Feisal Tanjung, commander of the military forces, said Chinese business leaders were not doing enough to help the country and should bring their offshore money home or--better yet--donate it to the government.
‘They Are Making Us Scapegoats’
Sofjan Wanandi, an outspoken ethnic Chinese businessman, criticized the commander’s focus on the Chinese, calling his comments divisive and counterproductive. The next week, Wanandi was hauled in for an interrogation by military intelligence officers after his name was mentioned in the e-mail of an illegal democracy group caught with bomb-making materials.
Amien Rais, a popular Muslim leader, has also declared that there is a conspiracy, led by those who had once benefited from it, to ruin Indonesia’s economy and bring the government down; a chorus of other politicians have agreed.

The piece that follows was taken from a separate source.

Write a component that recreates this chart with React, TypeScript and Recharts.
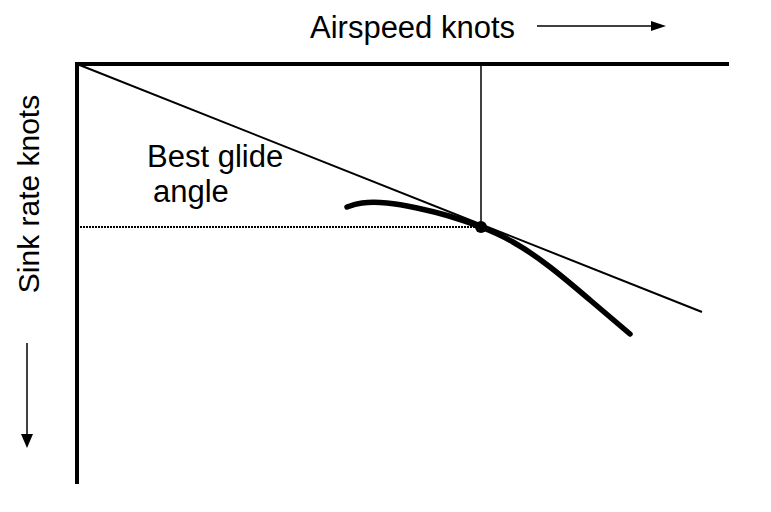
import { ComposedChart, Line, XAxis, YAxis, ReferenceLine, ReferenceDot } from 'recharts';

// glide polar, airspeed (x) vs sink rate (y, grows downwards)
const polarSpeed = [27.0, 28.5, 31.0, 34.0, 37.2, 40.4, 43.6, 47.3, 51.3, 55.3];
const polarSink = [14.3, 13.9, 13.9, 14.4, 15.2, 16.3, 17.8, 20.3, 23.6, 27.0];

// tangent from origin touching the polar
const tangentSpeed = [0, 62.5];
const tangentSink = [0, 24.8];

// best glide point
const bestSpeed = 40.4;
const bestSink = 16.3;

const polarData = polarSpeed.map((x, i) => ({ x, y: polarSink[i] }));
const tangentData = tangentSpeed.map((x, i) => ({ x, y: tangentSink[i] }));

const font = "'Liberation Sans', Arial, sans-serif";

export default function App() {
  return (
    <div style={{ position: 'absolute', left: 0, top: 0, width: 771, height: 512, background: '#fff' }}>
      <ComposedChart width={771} height={512} margin={{ top: 63, right: 44, bottom: 30, left: 76 }}>
        <XAxis
          dataKey="x"
          type="number"
          orientation="top"
          domain={[0, 65]}
          height={1}
          tick={false}
          tickLine={false}
          axisLine={{ stroke: '#000', strokeWidth: 4, strokeLinecap: 'square' }}
        />
        <YAxis
          dataKey="y"
          type="number"
          domain={[0, 41.8]}
          reversed
          width={1}
          tick={false}
          tickLine={false}
          axisLine={{ stroke: '#000', strokeWidth: 4, strokeLinecap: 'square' }}
        />
        <ReferenceLine
          segment={[{ x: 0, y: bestSink }, { x: bestSpeed, y: bestSink }]}
          stroke="#000"
          strokeWidth={2}
          strokeDasharray="2 1"
        />
        <ReferenceLine
          segment={[{ x: bestSpeed, y: 0 }, { x: bestSpeed, y: bestSink }]}
          stroke="#000"
          strokeWidth={1.5}
        />
        <Line
          data={tangentData}
          dataKey="y"
          stroke="#000"
          strokeWidth={2}
          dot={false}
          isAnimationActive={false}
        />
        <Line
          data={polarData}
          dataKey="y"
          type="natural"
          stroke="#000"
          strokeWidth={5.5}
          strokeLinecap="round"
          dot={false}
          isAnimationActive={false}
        />
        <ReferenceDot x={bestSpeed} y={bestSink} r={6} fill="#000" stroke="none" />
      </ComposedChart>
      <svg width={771} height={512} style={{ position: 'absolute', left: 0, top: 0, pointerEvents: 'none' }}>
        <text x={310} y={38} fontFamily={font} fontSize={31} fill="#000">Airspeed knots</text>
        <line x1={537} y1={26} x2={655} y2={26} stroke="#000" strokeWidth={1.5} />
        <polygon points="651,21 666,26 651,31" fill="#000" />
        <text transform="translate(39,194) rotate(-90)" textAnchor="middle" fontFamily={font} fontSize={30} fill="#000">
          Sink rate knots
        </text>
        <line x1={27} y1={343} x2={27} y2={436} stroke="#000" strokeWidth={1.5} />
        <polygon points="21,434 33,434 27,448" fill="#000" />
        <text x={147} y={167} fontFamily={font} fontSize={31} fill="#000">Best glide</text>
        <text x={153} y={202} fontFamily={font} fontSize={31} fill="#000">angle</text>
      </svg>
    </div>
  );
}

“This is the most worrying thing to me now,” Wanandi said. “They are saying that the Chinese have been the ones who made the crisis. We are the ones who really tried to work with the government, really tried to find a solution, and now they are making us scapegoats.”
The Indonesian military insists there is no connection between his detention and Tanjung’s apparent displeasure over Wanandi’s criticism. But many Chinese business leaders were anything but inspired to follow the commander’s urgings to donate dollars to the government.
Wanandi, a former lawmaker and longtime Suharto supporter, often criticizes the government and mediates between the president and the conglomerates. But his ordeal, though “over for the moment,” sent a strong message to his colleagues.
“If they sacrifice him--the most visible Chinese businessman--you can imagine what the rest of us are thinking,” said another Chinese executive who did not want to be named. “When are they coming after me?”